Cancer Screenings

Screenings can help find conditions that lead to cancer and help doctors find and treat some types of cancers early. Finding and treating certain cancers early is more effective and can save the life of you or a loved one. It’s easy to get busy and put off screenings. Once symptoms appear from cancer, it may have already grown and spread. When your provider suggests screenings, it doesn’t mean they think you have cancer, remember, screening tests are done when you have no cancer symptoms. Screening tests are used commonly to check for cancers of the breast, cervix, colon and rectum.

MAMMOGRAM is a picture of the breast made with x-rays. The National Cancer Institute recommends that women in their forties and older have a mammogram every 1 to 2 years. Women under forty who have a higher risk or family history of breast cancer should talk to their health care provider about how often to have them.

PAP TEST is used to check the cells from the cervix.
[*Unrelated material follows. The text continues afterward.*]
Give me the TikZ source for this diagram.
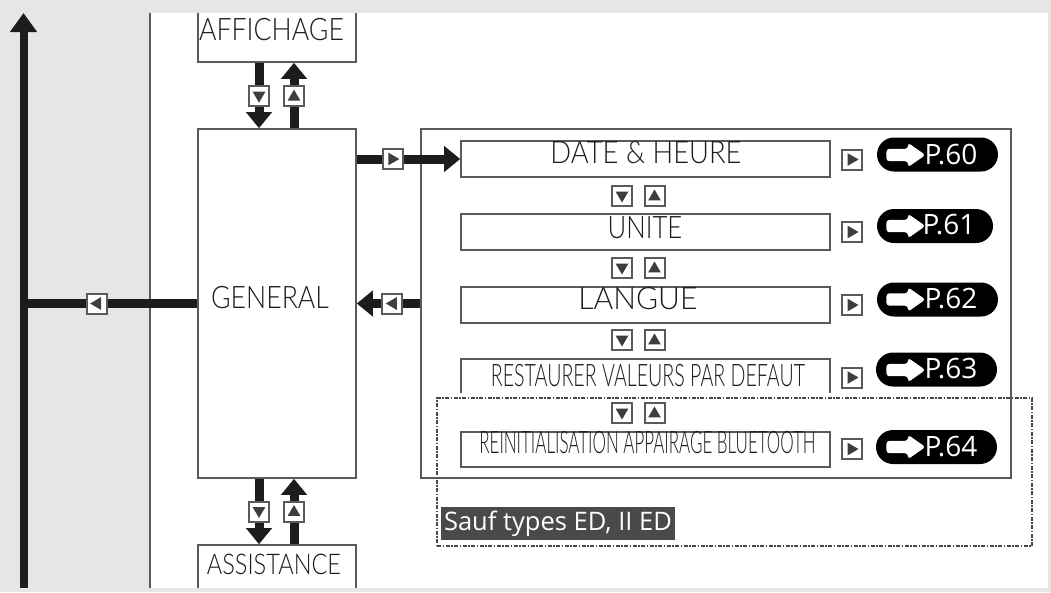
\documentclass[tikz,border=0pt]{standalone}
\usepackage{fontspec}
\usepackage{graphicx}
\setmainfont{Open Sans}
\newfontfamily\lightfont{Lato Light}
\usetikzlibrary{arrows.meta,shapes.misc,shapes.arrows}
\definecolor{pagegray}{HTML}{E6E6E6}
\definecolor{framegray}{HTML}{5A5A5A}
\definecolor{flowblack}{HTML}{1C1C1C}
\definecolor{labelgray}{HTML}{4A4A4A}
\tikzset{
    menubox/.style={draw=framegray,line width=1.6pt,fill=white,inner sep=0pt},
    menutext/.style={inner sep=0pt,text=flowblack,font=\lightfont\fontsize{31}{31}\selectfont},
    flow/.style={draw=flowblack,line width=9pt,-{Triangle[length=16pt,width=25pt]}},
    flowplain/.style={draw=flowblack,line width=9pt},
    btn/.style={rectangle,draw=framegray,line width=2pt,fill=white,
        minimum width=20pt,minimum height=20pt,inner sep=0pt,
        path picture={\fill[flowblack!85]
            ([shift={(-#1:6.5)}]path picture bounding box.center)
            -- ([shift={(-#1+125:7.8)}]path picture bounding box.center)
            -- ([shift={(-#1-125:7.8)}]path picture bounding box.center) -- cycle;}},
    pill/.style={rounded rectangle,fill=black,minimum height=34pt,inner sep=0pt},
    pillarrow/.style={single arrow,fill=white,inner sep=6pt,rounded corners=3pt,
        minimum height=39pt,single arrow head extend=6pt,
        single arrow tip angle=70,single arrow head indent=0pt},
    pilltext/.style={inner sep=0pt,text=white,font=\fontsize{28}{28}\selectfont},
}
\begin{document}
\begin{tikzpicture}[x=1pt,y=-1pt]
    \useasboundingbox (0,0) rectangle (1051,592);
    \fill[pagegray] (0,0) rectangle (1051,592);
    \fill[white] (150,13) rectangle (1048,588);
    \draw[framegray,line width=1.4pt] (150,13) -- (150,588);

    \node[menubox,minimum width=158pt,minimum height=82pt] (affichage) at (277,21) {};
    \node[menubox,minimum width=158pt,minimum height=349pt] (general) at (277,303.5) {};
    \node[menubox,minimum width=158pt,minimum height=45pt] (assistance) at (277,567.5) {};
    \node[menubox,minimum width=590pt,minimum height=349pt] (bigbox) at (716,303.5) {};

    \node[menubox,minimum width=369pt,minimum height=36pt] (date) at (645.5,159) {};
    \node[menubox,minimum width=369pt,minimum height=36pt] (unite) at (645.5,232) {};
    \node[menubox,minimum width=369pt,minimum height=36pt] (langue) at (645.5,305) {};
    \node[menubox,minimum width=369pt,minimum height=36pt] (restaurer) at (645.5,377) {};
    \node[menubox,minimum width=369pt,minimum height=35pt] (reinit) at (645.5,449.5) {};
    \fill[white] (455,393) rectangle (836,398);

    \node[menutext] (affichagetxt) at (271.5,30) {\scalebox{0.86}[1]{AFFICHAGE}};
    \node[menutext] (generaltxt) at (270,298) {\scalebox{0.86}[1]{GENERAL}};
    \node[menutext] (assistancetxt) at (274,564) {\scalebox{0.76}[0.92]{ASSISTANCE}};
    \node[menutext] (datetxt) at (646,153) {\scalebox{0.883}[1]{DATE \& HEURE}};
    \node[menutext] (unitetxt) at (645,228) {\scalebox{0.83}[1]{UNITE}};
    \node[menutext] (languetxt) at (638,299) {\scalebox{0.97}[1]{LANGUE}};
    \node[menutext] (restaurertxt) at (648,376) {\scalebox{0.633}[1]{RESTAURER VALEURS PAR DEFAUT}};
    \node[menutext] (reinittxt) at (647.5,443) {\scalebox{0.547}[1]{REINITIALISATION APPAIRAGE BLUETOOTH}};

    \draw[flow] ([xshift=-18pt]affichage.south) -- node[btn=270,pos=0.51] (affdown) {} ([xshift=-18pt]general.north);
    \draw[flow] ([xshift=17pt]general.north) -- node[btn=90,pos=0.49] (affup) {} ([xshift=17pt]affichage.south);
    \draw[flow] ([xshift=-18pt]general.south) -- node[btn=270] (assdown) {} ([xshift=-18pt]assistance.north);
    \draw[flow] ([xshift=17pt]assistance.north) -- node[btn=90] (assup) {} ([xshift=17pt]general.south);
    \draw[flow] (general.east |- date.west) -- node[btn=0,pos=0.348] (dateright) {} (date.west);
    \draw[flow] (bigbox.west) -- node[btn=180,pos=0.44] (genleft) {} (general.east);

    \coordinate (lefttop) at (23.5,13);
    \coordinate (leftbottom) at (23.5,588);
    \draw[flow,line width=8pt,-{Triangle[length=19pt,width=26pt]}] (leftbottom) -- (lefttop);
    \draw[flowplain] (general.west) -- node[btn=180,pos=0.579] (backleft) {} (general.west -| lefttop);

    \node[btn=270] (dndate) at (622,196) {};
    \node[btn=90] (update) at (654.5,196) {};
    \node[btn=270] (dnunite) at (622,268) {};
    \node[btn=90] (upunite) at (654.5,268) {};
    \node[btn=270] (dnlangue) at (622,340) {};
    \node[btn=90] (uplangue) at (654.5,340) {};
    \node[btn=270] (dnrest) at (622,413) {};
    \node[btn=90] (uprest) at (654.5,413) {};

    \node[btn=0] (rtdate) at (852,159.5) {};
    \node[btn=0] (rtunite) at (852,232) {};
    \node[btn=0] (rtlangue) at (852,305) {};
    \node[btn=0] (rtrest) at (852,377.5) {};
    \node[btn=0] (rtreinit) at (852,449) {};

    \node[pill,minimum width=121pt] (p60) at (937.5,154.5) {};
    \node[pillarrow] (a60) at (901.5,155) {};
    \node[pilltext] (t60) at (951,155) {P.60};
    \node[pill,minimum width=116pt] (p61) at (935,226) {};
    \node[pillarrow] (a61) at (901.5,226) {};
    \node[pilltext] (t61) at (949,225) {P.61};
    \node[pill,minimum width=121pt] (p62) at (937.5,299.5) {};
    \node[pillarrow] (a62) at (901.5,299.5) {};
    \node[pilltext] (t62) at (951,299) {P.62};
    \node[pill,minimum width=121pt] (p63) at (936.5,369.5) {};
    \node[pillarrow] (a63) at (901.5,370) {};
    \node[pilltext] (t63) at (951,369) {P.63};
    \node[pill,minimum width=121pt] (p64) at (936.5,447) {};
    \node[pillarrow] (a64) at (901.5,447) {};
    \node[pilltext] (t64) at (951,447) {P.64};

    \node[draw=flowblack!80,line width=2pt,dash pattern=on 4pt off 1.5pt on 1.5pt off 1.5pt,
        minimum width=595pt,minimum height=148pt,inner sep=0pt] (except) at (734.5,472) {};
    \node[fill=labelgray,text=white,inner sep=0pt,minimum width=234pt,minimum height=33pt,
        font=\fontsize{25.5}{25.5}\selectfont] (excepttxt) at (558,523.5) {Sauf types ED, II ED};

    \fill[pagegray] (151,0) rectangle (1051,13);
    \fill[pagegray] (151,588) rectangle (1051,592);
\end{tikzpicture}
\end{document}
Women should begin having Pap tests 3 years after they begin having sexual intercourse or when they reach age 21, then at least once every three years.

COLONOSCOPY is a screening test to detect growths or polyps in the colon and rectum. Men and women 50 and older should be screened, or those with higher risk should talk to their health care provider about how often and when to get screened.

Talk with your doctor about the possible benefits and harms of being checked for cancer. This is another example of how important it is for you to be in charge of making well informed health care decisions for yourself.